Data Engineer certificate

File upload to S3

aws CLI automatically splits large file into multi-upload

$ aws s3 cp large_test_file s3://DOC-EXAMPLE-BUCKET/

For example in a case of multipart upload for a 100 GB file you would have the following API calls for the entire process:
- A CreateMultipartUpload call to start the process
- 1000 individual UploadPart calls, each uploading a part of 100 MB, for a total size of 100 GB
- A CompleteMultipartUpload call to finish the process
There would be a total of 1002 API calls

To store directly into S3 Glacier:

aws s3 cp your-file.txt s3://your-bucket-name/your-file.txt --storage-class DEEP_ARCHIVE
aws s3api put-bucket-lifecycle-configuration --bucket your-bucket-name --lifecycle-configuration file://lifecycle_policy.json

To add a lifecycle policy:

{
    "Rules": [
        {
            "ID": "Move to Glacier after 30 days",
            "Filter": {
                "Tag": {
                    "Key": "Lifecycle",
                    "Value": "Archive"
                }
            },
            "Status": "Enabled",
            "Transitions": [
                {
                    "Days": 30,
                    "StorageClass": "GLACIER"
                }
            ]
        },
        {
            "ID": "Delete after 365 days",
            "Filter": {
                "Tag": {
                    "Key": "Lifecycle",
                    "Value": "Archive"
                }
            },
            "Status": "Enabled",
            "Expiration": {
                "Days": 365
            }
        }
    ]
}

Databases

DynamoDB

DynamoDB is NoSQL Serverless database, closest to Key-value store (doesn’t not support joins, sum, age, but supports horizontal scaling). MM RPS, 100s TB of storage. Made out of table, partition key (HASH) or partition key and sort key (HASH + RANGE), and attributes that can be any key-values pairs. Max per item is 400 Kb.

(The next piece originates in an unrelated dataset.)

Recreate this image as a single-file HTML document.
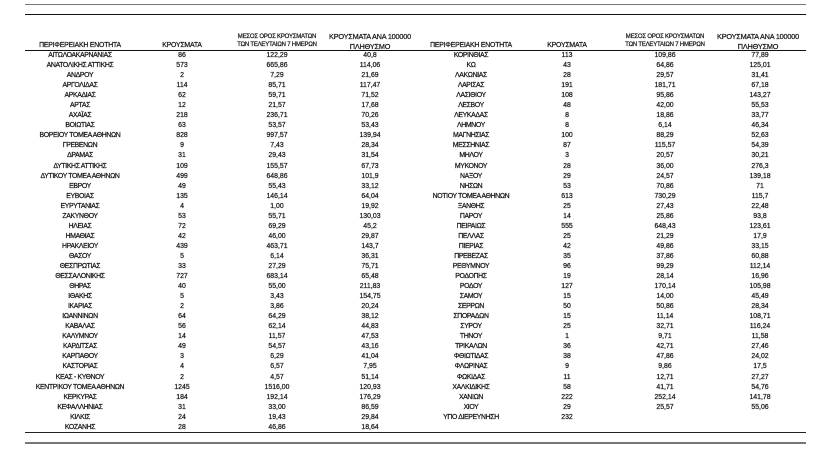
<!DOCTYPE html>
<html><head><meta charset="utf-8"><style>
body{margin:0;background:#fff;width:819px;height:463px;position:relative;overflow:hidden;font-family:"Liberation Sans",sans-serif;color:#111;-webkit-text-stroke:0.25px #222}
.ln{position:absolute;height:0}
.t{position:absolute;top:51px}
.r{height:10.05px;line-height:10.05px;white-space:nowrap;font-size:6.9px;display:flex}
.r span{display:block;text-align:center;overflow:visible}
.nm{letter-spacing:-0.35px}
.h{position:absolute;font-size:6.9px;text-align:center;white-space:nowrap;letter-spacing:-0.2px}
.hs{font-size:6px}
.hb{font-size:7.3px}
.L span:nth-child(1){width:120px}.L span:nth-child(2){width:84px}.L span:nth-child(3){width:106px}.L span:nth-child(4){width:80px}
.R span:nth-child(1){width:120px}.R span:nth-child(2){width:72px}.R span:nth-child(3){width:124px}.R span:nth-child(4){width:66px}
</style></head><body>
<div class="ln" style="left:25px;top:4px;width:781px;border-top:1px solid #777"></div>
<div class="ln" style="left:25px;top:13.5px;width:781px;border-top:1px solid #111"></div>
<div class="ln" style="left:25px;top:49.5px;width:781px;border-top:1px solid #111"></div>
<div class="ln" style="left:25px;top:432px;width:781px;border-top:1px solid #222"></div>
<div class="ln" style="left:25px;top:441.5px;width:781px;border-top:2px solid #777"></div>

<div class="h" style="left:20px;width:120px;top:42px">ΠΕΡΙΦΕΡΕΙΑΚΗ ΕΝΟΤΗΤΑ</div>
<div class="h" style="left:140px;width:84px;top:42px">ΚΡΟΥΣΜΑΤΑ</div>
<div class="h hs" style="left:224px;width:106px;top:34px">ΜΕΣΟΣ ΟΡΟΣ ΚΡΟΥΣΜΑΤΩΝ</div>
<div class="h hs" style="left:224px;width:106px;top:42px">ΤΩΝ ΤΕΛΕΥΤΑΙΩΝ 7 ΗΜΕΡΩΝ</div>
<div class="h hb" style="left:325px;width:90px;top:32px">ΚΡΟΥΣΜΑΤΑ ΑΝΑ 100000</div>
<div class="h hb" style="left:325px;width:90px;top:42px">ΠΛΗΘΥΣΜΟ</div>

<div class="h" style="left:411px;width:120px;top:42px">ΠΕΡΙΦΕΡΕΙΑΚΗ ΕΝΟΤΗΤΑ</div>
<div class="h" style="left:531px;width:72px;top:42px">ΚΡΟΥΣΜΑΤΑ</div>
<div class="h hs" style="left:603px;width:124px;top:34px">ΜΕΣΟΣ ΟΡΟΣ ΚΡΟΥΣΜΑΤΩΝ</div>
<div class="h hs" style="left:603px;width:124px;top:42px">ΤΩΝ ΤΕΛΕΥΤΑΙΩΝ 7 ΗΜΕΡΩΝ</div>
<div class="h hb" style="left:713px;width:90px;top:32px">ΚΡΟΥΣΜΑΤΑ ΑΝΑ 100000</div>
<div class="h hb" style="left:713px;width:90px;top:42px">ΠΛΗΘΥΣΜΟ</div>

<div class="t L" style="left:20px">
<div class="r"><span class="nm">ΑΙΤΩΛΟΑΚΑΡΝΑΝΙΑΣ</span><span>86</span><span>122,29</span><span>40,8</span></div>
<div class="r"><span class="nm">ΑΝΑΤΟΛΙΚΗΣ ΑΤΤΙΚΗΣ</span><span>573</span><span>665,86</span><span>114,06</span></div>
<div class="r"><span class="nm">ΑΝΔΡΟΥ</span><span>2</span><span>7,29</span><span>21,69</span></div>
<div class="r"><span class="nm">ΑΡΓΟΛΙΔΑΣ</span><span>114</span><span>85,71</span><span>117,47</span></div>
<div class="r"><span class="nm">ΑΡΚΑΔΙΑΣ</span><span>62</span><span>59,71</span><span>71,52</span></div>
<div class="r"><span class="nm">ΑΡΤΑΣ</span><span>12</span><span>21,57</span><span>17,68</span></div>
<div class="r"><span class="nm">ΑΧΑΪΑΣ</span><span>218</span><span>236,71</span><span>70,26</span></div>
<div class="r"><span class="nm">ΒΟΙΩΤΙΑΣ</span><span>63</span><span>53,57</span><span>53,43</span></div>
<div class="r"><span class="nm">ΒΟΡΕΙΟΥ ΤΟΜΕΑ ΑΘΗΝΩΝ</span><span>828</span><span>997,57</span><span>139,94</span></div>
<div class="r"><span class="nm">ΓΡΕΒΕΝΩΝ</span><span>9</span><span>7,43</span><span>28,34</span></div>
<div class="r"><span class="nm">ΔΡΑΜΑΣ</span><span>31</span><span>29,43</span><span>31,54</span></div>
<div class="r"><span class="nm">ΔΥΤΙΚΗΣ ΑΤΤΙΚΗΣ</span><span>109</span><span>155,57</span><span>67,73</span></div>
<div class="r"><span class="nm">ΔΥΤΙΚΟΥ ΤΟΜΕΑ ΑΘΗΝΩΝ</span><span>499</span><span>648,86</span><span>101,9</span></div>
<div class="r"><span class="nm">ΕΒΡΟΥ</span><span>49</span><span>55,43</span><span>33,12</span></div>
<div class="r"><span class="nm">ΕΥΒΟΙΑΣ</span><span>135</span><span>146,14</span><span>64,04</span></div>
<div class="r"><span class="nm">ΕΥΡΥΤΑΝΙΑΣ</span><span>4</span><span>1,00</span><span>19,92</span></div>
<div class="r"><span class="nm">ΖΑΚΥΝΘΟΥ</span><span>53</span><span>55,71</span><span>130,03</span></div>
<div class="r"><span class="nm">ΗΛΕΙΑΣ</span><span>72</span><span>69,29</span><span>45,2</span></div>
<div class="r"><span class="nm">ΗΜΑΘΙΑΣ</span><span>42</span><span>46,00</span><span>29,87</span></div>
<div class="r"><span class="nm">ΗΡΑΚΛΕΙΟΥ</span><span>439</span><span>463,71</span><span>143,7</span></div>
<div class="r"><span class="nm">ΘΑΣΟΥ</span><span>5</span><span>6,14</span><span>36,31</span></div>
<div class="r"><span class="nm">ΘΕΣΠΡΩΤΙΑΣ</span><span>33</span><span>27,29</span><span>75,71</span></div>
<div class="r"><span class="nm">ΘΕΣΣΑΛΟΝΙΚΗΣ</span><span>727</span><span>683,14</span><span>65,48</span></div>
<div class="r"><span class="nm">ΘΗΡΑΣ</span><span>40</span><span>55,00</span><span>211,83</span></div>
<div class="r"><span class="nm">ΙΘΑΚΗΣ</span><span>5</span><span>3,43</span><span>154,75</span></div>
<div class="r"><span class="nm">ΙΚΑΡΙΑΣ</span><span>2</span><span>3,86</span><span>20,24</span></div>
<div class="r"><span class="nm">ΙΩΑΝΝΙΝΩΝ</span><span>64</span><span>64,29</span><span>38,12</span></div>
<div class="r"><span class="nm">ΚΑΒΑΛΑΣ</span><span>56</span><span>62,14</span><span>44,83</span></div>
<div class="r"><span class="nm">ΚΑΛΥΜΝΟΥ</span><span>14</span><span>11,57</span><span>47,53</span></div>
<div class="r"><span class="nm">ΚΑΡΔΙΤΣΑΣ</span><span>49</span><span>54,57</span><span>43,16</span></div>
<div class="r"><span class="nm">ΚΑΡΠΑΘΟΥ</span><span>3</span><span>6,29</span><span>41,04</span></div>
<div class="r"><span class="nm">ΚΑΣΤΟΡΙΑΣ</span><span>4</span><span>6,57</span><span>7,95</span></div>
<div class="r"><span class="nm">ΚΕΑΣ - ΚΥΘΝΟΥ</span><span>2</span><span>4,57</span><span>51,14</span></div>
<div class="r"><span class="nm">ΚΕΝΤΡΙΚΟΥ ΤΟΜΕΑ ΑΘΗΝΩΝ</span><span>1245</span><span>1516,00</span><span>120,93</span></div>
<div class="r"><span class="nm">ΚΕΡΚΥΡΑΣ</span><span>184</span><span>192,14</span><span>176,29</span></div>
<div class="r"><span class="nm">ΚΕΦΑΛΛΗΝΙΑΣ</span><span>31</span><span>33,00</span><span>86,59</span></div>
<div class="r"><span class="nm">ΚΙΛΚΙΣ</span><span>24</span><span>19,43</span><span>29,84</span></div>
<div class="r"><span class="nm">ΚΟΖΑΝΗΣ</span><span>28</span><span>46,86</span><span>18,64</span></div>
</div>

<div class="t R" style="left:411px">
<div class="r"><span class="nm">ΚΟΡΙΝΘΙΑΣ</span><span>113</span><span>109,86</span><span>77,89</span></div>
<div class="r"><span class="nm">ΚΩ</span><span>43</span><span>64,86</span><span>125,01</span></div>
<div class="r"><span class="nm">ΛΑΚΩΝΙΑΣ</span><span>28</span><span>29,57</span><span>31,41</span></div>
<div class="r"><span class="nm">ΛΑΡΙΣΑΣ</span><span>191</span><span>181,71</span><span>67,18</span></div>
<div class="r"><span class="nm">ΛΑΣΙΘΙΟΥ</span><span>108</span><span>95,86</span><span>143,27</span></div>
<div class="r"><span class="nm">ΛΕΣΒΟΥ</span><span>48</span><span>42,00</span><span>55,53</span></div>
<div class="r"><span class="nm">ΛΕΥΚΑΔΑΣ</span><span>8</span><span>18,86</span><span>33,77</span></div>
<div class="r"><span class="nm">ΛΗΜΝΟΥ</span><span>8</span><span>6,14</span><span>46,34</span></div>
<div class="r"><span class="nm">ΜΑΓΝΗΣΙΑΣ</span><span>100</span><span>88,29</span><span>52,63</span></div>
<div class="r"><span class="nm">ΜΕΣΣΗΝΙΑΣ</span><span>87</span><span>115,57</span><span>54,39</span></div>
<div class="r"><span class="nm">ΜΗΛΟΥ</span><span>3</span><span>20,57</span><span>30,21</span></div>
<div class="r"><span class="nm">ΜΥΚΟΝΟΥ</span><span>28</span><span>36,00</span><span>276,3</span></div>
<div class="r"><span class="nm">ΝΑΞΟΥ</span><span>29</span><span>24,57</span><span>139,18</span></div>
<div class="r"><span class="nm">ΝΗΣΩΝ</span><span>53</span><span>70,86</span><span>71</span></div>
<div class="r"><span class="nm">ΝΟΤΙΟΥ ΤΟΜΕΑ ΑΘΗΝΩΝ</span><span>613</span><span>730,29</span><span>115,7</span></div>
<div class="r"><span class="nm">ΞΑΝΘΗΣ</span><span>25</span><span>27,43</span><span>22,48</span></div>
<div class="r"><span class="nm">ΠΑΡΟΥ</span><span>14</span><span>25,86</span><span>93,8</span></div>
<div class="r"><span class="nm">ΠΕΙΡΑΙΩΣ</span><span>555</span><span>648,43</span><span>123,61</span></div>
<div class="r"><span class="nm">ΠΕΛΛΑΣ</span><span>25</span><span>21,29</span><span>17,9</span></div>
<div class="r"><span class="nm">ΠΙΕΡΙΑΣ</span><span>42</span><span>49,86</span><span>33,15</span></div>
<div class="r"><span class="nm">ΠΡΕΒΕΖΑΣ</span><span>35</span><span>37,86</span><span>60,88</span></div>
<div class="r"><span class="nm">ΡΕΘΥΜΝΟΥ</span><span>96</span><span>99,29</span><span>112,14</span></div>
<div class="r"><span class="nm">ΡΟΔΟΠΗΣ</span><span>19</span><span>28,14</span><span>16,96</span></div>
<div class="r"><span class="nm">ΡΟΔΟΥ</span><span>127</span><span>170,14</span><span>105,98</span></div>
<div class="r"><span class="nm">ΣΑΜΟΥ</span><span>15</span><span>14,00</span><span>45,49</span></div>
<div class="r"><span class="nm">ΣΕΡΡΩΝ</span><span>50</span><span>50,86</span><span>28,34</span></div>
<div class="r"><span class="nm">ΣΠΟΡΑΔΩΝ</span><span>15</span><span>11,14</span><span>108,71</span></div>
<div class="r"><span class="nm">ΣΥΡΟΥ</span><span>25</span><span>32,71</span><span>116,24</span></div>
<div class="r"><span class="nm">ΤΗΝΟΥ</span><span>1</span><span>9,71</span><span>11,58</span></div>
<div class="r"><span class="nm">ΤΡΙΚΑΛΩΝ</span><span>36</span><span>42,71</span><span>27,46</span></div>
<div class="r"><span class="nm">ΦΘΙΩΤΙΔΑΣ</span><span>38</span><span>47,86</span><span>24,02</span></div>
<div class="r"><span class="nm">ΦΛΩΡΙΝΑΣ</span><span>9</span><span>9,86</span><span>17,5</span></div>
<div class="r"><span class="nm">ΦΩΚΙΔΑΣ</span><span>11</span><span>12,71</span><span>27,27</span></div>
<div class="r"><span class="nm">ΧΑΛΚΙΔΙΚΗΣ</span><span>58</span><span>41,71</span><span>54,76</span></div>
<div class="r"><span class="nm">ΧΑΝΙΩΝ</span><span>222</span><span>252,14</span><span>141,78</span></div>
<div class="r"><span class="nm">ΧΙΟΥ</span><span>29</span><span>25,57</span><span>55,06</span></div>
<div class="r"><span class="nm">ΥΠΟ ΔΙΕΡΕΥΝΗΣΗ</span><span>232</span><span></span><span></span></div>
</div>
</body></html>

Dynamo DB has Provisioned and On-Demand mode (can switch between every 24 hours, On-demand is 2.5X more expensive). Provisioned has to have defined: - Read Capacity Units (RCU) has: - strongly consistent reads (1 RCU = 1 read per second of size 4KB)
- eventual consistent reads (1 RCU = 2 read per second of size 4KB)
- Write Capacity Units (WCU) - 1 WCU = 1 write per second of size 1KB,

There is temporary BurstCapacity as a buffer but don’t rely too much on it - it uses exponential backoff if surpassed.

Number of partitions = ceil(max( RCUs/3000 + WCUs/1000, Total size / 10 Gb))

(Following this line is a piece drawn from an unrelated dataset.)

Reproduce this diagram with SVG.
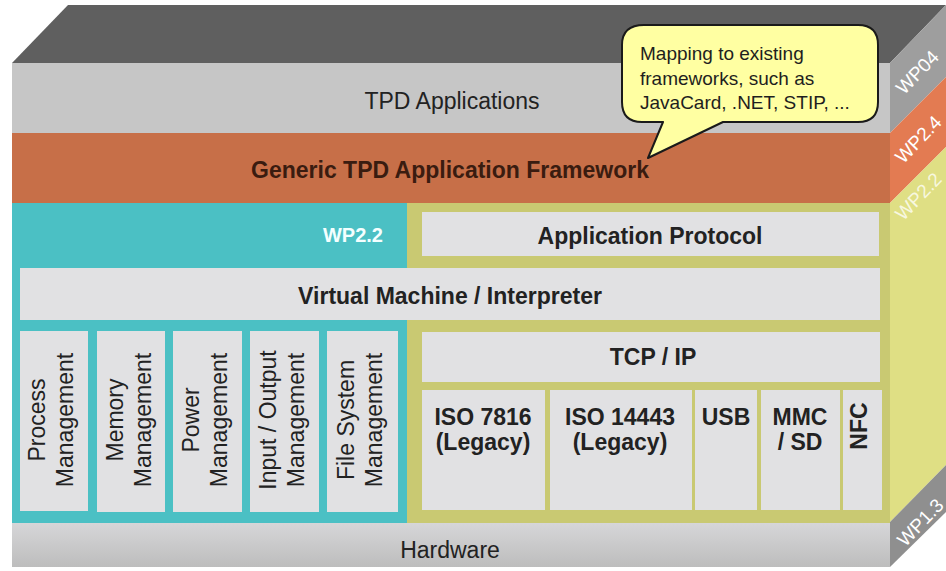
<svg xmlns="http://www.w3.org/2000/svg" width="946" height="571" viewBox="0 0 946 571">
  <defs>
    <linearGradient id="hwGrad" x1="0" y1="0" x2="0" y2="1">
      <stop offset="0" stop-color="#d6d6d8"/>
      <stop offset="1" stop-color="#bdbdbd"/>
    </linearGradient>
    <style>
      .t { font-family: "Liberation Sans", Arial, Helvetica, sans-serif; font-size: 23px; fill: #222; text-anchor: middle; }
      .b { font-weight: bold; }
      .box { fill: #e1e1e3; }
      .side { font-family: "Liberation Sans", Arial, Helvetica, sans-serif; font-size: 19px; fill: #ffffff; text-anchor: middle; }
      .note { font-family: "Liberation Sans", Arial, Helvetica, sans-serif; font-size: 19px; fill: #1e1e1e; }
    </style>
  </defs>

  <rect width="946" height="571" fill="#ffffff"/>

  <!-- block faces: top and right side -->
  <g id="block">
    <polygon points="12,63 68,5 946,5 890,63" fill="#5f5f5f"/>
    <polygon points="890,63 946,5 946,77 890,133" fill="#9e9e9e"/>
    <polygon points="890,133 946,77 946,147 890,203" fill="#e37b52"/>
    <polygon points="890,203 946,147 946,465 890,522" fill="#dfdf84"/>
    <polygon points="890,522 946,465 946,512 890,567" fill="#8f8f8f"/>
  </g>

  <!-- work package labels on the side face -->
  <g id="side-labels">
    <text class="side" transform="translate(917,72) rotate(-46)" y="7">WP04</text>
    <text class="side" transform="translate(918,139) rotate(-46)" y="7">WP2.4</text>
    <text class="side" transform="translate(918,196) rotate(-46)" y="7" fill-opacity="0.75">WP2.2</text>
    <text class="side" transform="translate(920,522) rotate(-46)" y="7">WP1.3</text>
  </g>

  <g id="tpd-applications">
    <rect x="12" y="63" width="878" height="70" fill="#c6c6c6"/>
    <text class="t" x="452" y="109">TPD Applications</text>
  </g>

  <g id="application-framework">
    <rect x="12" y="133" width="878" height="70" fill="#c76f48"/>
    <text class="t b" x="450" y="178" fill="#3a1c10" style="fill:#3a1c10">Generic TPD Application Framework</text>
  </g>

  <!-- middle layer backgrounds -->
  <g id="wp22-area">
    <rect x="407" y="203" width="483" height="320" fill="#c9c972"/>
    <rect x="12" y="203" width="395" height="320" fill="#4bc0c4"/>
    <text class="t b" x="383" y="242" style="font-size:20px; fill:#f4ffff; text-anchor:end">WP2.2</text>
  </g>

  <g id="application-protocol">
    <rect class="box" x="422" y="212" width="457" height="44"/>
    <text class="t b" x="650" y="244">Application Protocol</text>
  </g>

  <g id="virtual-machine">
    <rect class="box" x="20" y="268" width="860" height="52"/>
    <text class="t b" x="450" y="304">Virtual Machine / Interpreter</text>
  </g>

  <g id="process-management">
    <rect class="box" x="20" y="331" width="68" height="180"/>
    <text class="t" transform="translate(45,420) rotate(-90)">Process</text>
    <text class="t" transform="translate(73,420) rotate(-90)">Management</text>
  </g>

  <g id="memory-management">
    <rect class="box" x="97" y="331" width="68" height="181"/>
    <text class="t" transform="translate(123,420) rotate(-90)">Memory</text>
    <text class="t" transform="translate(151,420) rotate(-90)">Management</text>
  </g>

  <g id="power-management">
    <rect class="box" x="173" y="331" width="69" height="181"/>
    <text class="t" transform="translate(199,420) rotate(-90)">Power</text>
    <text class="t" transform="translate(227,420) rotate(-90)">Management</text>
  </g>

  <g id="io-management">
    <rect class="box" x="250" y="331" width="69" height="181"/>
    <text class="t" transform="translate(276,420) rotate(-90)">Input / Output</text>
    <text class="t" transform="translate(304,420) rotate(-90)">Management</text>
  </g>

  <g id="file-system-management">
    <rect class="box" x="327" y="331" width="71" height="181"/>
    <text class="t" transform="translate(354,420) rotate(-90)">File System</text>
    <text class="t" transform="translate(382,420) rotate(-90)">Management</text>
  </g>

  <g id="tcp-ip">
    <rect class="box" x="422" y="332" width="458" height="50"/>
    <text class="t b" x="653" y="365">TCP / IP</text>
  </g>

  <g id="iso-7816">
    <rect class="box" x="422" y="390" width="123" height="120"/>
    <text class="t b" x="483" y="425">ISO 7816</text>
    <text class="t b" x="483" y="450">(Legacy)</text>
  </g>

  <g id="iso-14443">
    <rect class="box" x="550" y="390" width="142" height="120"/>
    <text class="t b" x="620" y="425">ISO 14443</text>
    <text class="t b" x="620" y="450">(Legacy)</text>
  </g>

  <g id="usb">
    <rect class="box" x="695" y="390" width="62" height="120"/>
    <text class="t b" x="726" y="425">USB</text>
  </g>

  <g id="mmc-sd">
    <rect class="box" x="761" y="390" width="79" height="120"/>
    <text class="t b" x="800" y="425">MMC</text>
    <text class="t b" x="800" y="450">/ SD</text>
  </g>

  <g id="nfc">
    <rect class="box" x="843" y="390" width="39" height="120"/>
    <text class="t b" transform="translate(867,426) rotate(-90)">NFC</text>
  </g>

  <g id="hardware">
    <rect x="12" y="523" width="878" height="44" fill="url(#hwGrad)"/>
    <text class="t" x="450" y="558">Hardware</text>
  </g>

  <!-- speech bubble pointing at the framework layer -->
  <g id="mapping-note">
    <path d="M 644,25 H 858 Q 878,25 878,45 V 102 Q 878,122 858,122 H 723 L 648,158 L 663,122 H 642 Q 622,122 622,102 V 45 Q 622,25 644,25 Z"
          fill="#ffffa2" stroke="#1a1a1a" stroke-width="2" stroke-linejoin="round"/>
    <text class="note" x="640" y="60">Mapping to existing</text>
    <text class="note" x="640" y="85">frameworks, such as</text>
    <text class="note" x="640" y="109">JavaCard, .NET, STIP, ...</text>
  </g>
</svg>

WCUs and RCUs are divided evenly across partitions.

RDS and Aurora

For RDS in CloudWatch monitor ReadIOPS to be small and stable (together with CPU, memory, storage, replica lag)

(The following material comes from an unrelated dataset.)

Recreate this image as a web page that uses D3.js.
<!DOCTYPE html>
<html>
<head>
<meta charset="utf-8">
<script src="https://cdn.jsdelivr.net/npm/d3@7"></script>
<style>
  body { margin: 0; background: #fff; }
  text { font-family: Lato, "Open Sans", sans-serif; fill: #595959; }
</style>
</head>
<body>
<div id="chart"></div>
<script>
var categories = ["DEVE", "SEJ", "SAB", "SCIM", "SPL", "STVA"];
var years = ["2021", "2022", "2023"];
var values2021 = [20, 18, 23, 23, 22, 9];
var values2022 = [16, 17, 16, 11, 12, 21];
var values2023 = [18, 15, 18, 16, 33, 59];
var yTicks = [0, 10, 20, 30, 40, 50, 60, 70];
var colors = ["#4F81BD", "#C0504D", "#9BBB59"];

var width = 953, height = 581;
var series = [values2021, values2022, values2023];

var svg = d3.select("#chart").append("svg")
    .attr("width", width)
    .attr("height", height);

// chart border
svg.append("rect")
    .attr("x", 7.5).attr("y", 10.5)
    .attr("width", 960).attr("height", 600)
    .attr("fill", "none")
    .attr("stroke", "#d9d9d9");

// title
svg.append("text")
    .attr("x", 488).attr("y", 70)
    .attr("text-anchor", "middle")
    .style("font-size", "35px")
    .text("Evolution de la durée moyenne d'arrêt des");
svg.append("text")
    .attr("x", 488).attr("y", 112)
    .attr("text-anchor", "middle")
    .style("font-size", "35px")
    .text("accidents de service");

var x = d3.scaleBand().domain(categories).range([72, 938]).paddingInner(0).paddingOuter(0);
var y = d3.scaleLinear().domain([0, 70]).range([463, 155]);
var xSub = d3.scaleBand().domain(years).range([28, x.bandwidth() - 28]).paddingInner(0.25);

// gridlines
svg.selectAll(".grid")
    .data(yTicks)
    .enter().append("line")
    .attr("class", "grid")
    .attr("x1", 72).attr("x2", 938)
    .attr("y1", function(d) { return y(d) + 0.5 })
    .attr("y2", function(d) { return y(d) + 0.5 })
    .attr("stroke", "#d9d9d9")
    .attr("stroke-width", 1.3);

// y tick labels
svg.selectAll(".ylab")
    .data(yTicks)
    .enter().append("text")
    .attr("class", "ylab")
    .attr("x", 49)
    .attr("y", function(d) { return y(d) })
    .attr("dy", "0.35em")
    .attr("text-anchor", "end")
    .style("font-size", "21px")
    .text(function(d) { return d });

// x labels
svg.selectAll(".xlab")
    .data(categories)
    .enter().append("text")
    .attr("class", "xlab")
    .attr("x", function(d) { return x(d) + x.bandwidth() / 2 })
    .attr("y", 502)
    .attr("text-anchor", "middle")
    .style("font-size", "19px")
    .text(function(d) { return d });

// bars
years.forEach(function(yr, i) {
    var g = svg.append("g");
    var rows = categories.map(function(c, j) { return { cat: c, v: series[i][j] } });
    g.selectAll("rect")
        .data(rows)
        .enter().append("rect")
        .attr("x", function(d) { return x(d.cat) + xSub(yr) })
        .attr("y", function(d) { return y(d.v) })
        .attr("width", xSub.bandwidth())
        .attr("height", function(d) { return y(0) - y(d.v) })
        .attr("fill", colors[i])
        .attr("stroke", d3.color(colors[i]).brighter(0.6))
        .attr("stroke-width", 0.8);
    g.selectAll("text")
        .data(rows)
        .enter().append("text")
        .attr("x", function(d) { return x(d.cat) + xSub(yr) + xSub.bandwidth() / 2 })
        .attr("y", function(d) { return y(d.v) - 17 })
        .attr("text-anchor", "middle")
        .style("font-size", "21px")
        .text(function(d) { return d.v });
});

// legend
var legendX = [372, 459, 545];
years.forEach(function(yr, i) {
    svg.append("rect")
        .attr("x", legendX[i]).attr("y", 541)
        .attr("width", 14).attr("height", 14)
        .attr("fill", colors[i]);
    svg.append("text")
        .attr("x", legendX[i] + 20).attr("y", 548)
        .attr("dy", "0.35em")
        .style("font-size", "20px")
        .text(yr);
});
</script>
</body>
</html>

Make sure DNS to RDS TTL is not too long, in case of failure you want TTL to be short (like 30 sec.).

Consider imposing rate limits in the API Gateway.

Use InnoDB for storage engine for MySQL and MariaDB.

For PostgreSQL, when loading data disable DB backups and multi-AZ. Disable synchronous commit and autovacuum (enable all after loading data is done during regular operation).

SQL server specific: do not enable recovery mode, offline mode, or read-only mode; these break multi-AZ.

Aurora is AWS implementation of MySQL and PostgreSQL.

Others

  • DocumentDB is AWS implementation of MongoDB (1MM RPS)
  • MemoryDB is AWS implementation for Redis (160MM RPS)
  • Amazon Keyspaces is AWS implementation for Cassandra (NoSQL) (1K RPS)
  • Neptune is AWS implementation for Graph database.
  • Timestream is AWS version of Time-series database (like Prometheus). Recent data is in memory, older data in cost-optimized storage.

Redshift

Redsihft is data warehouse, designed to store data and online analytic processing (OLAP).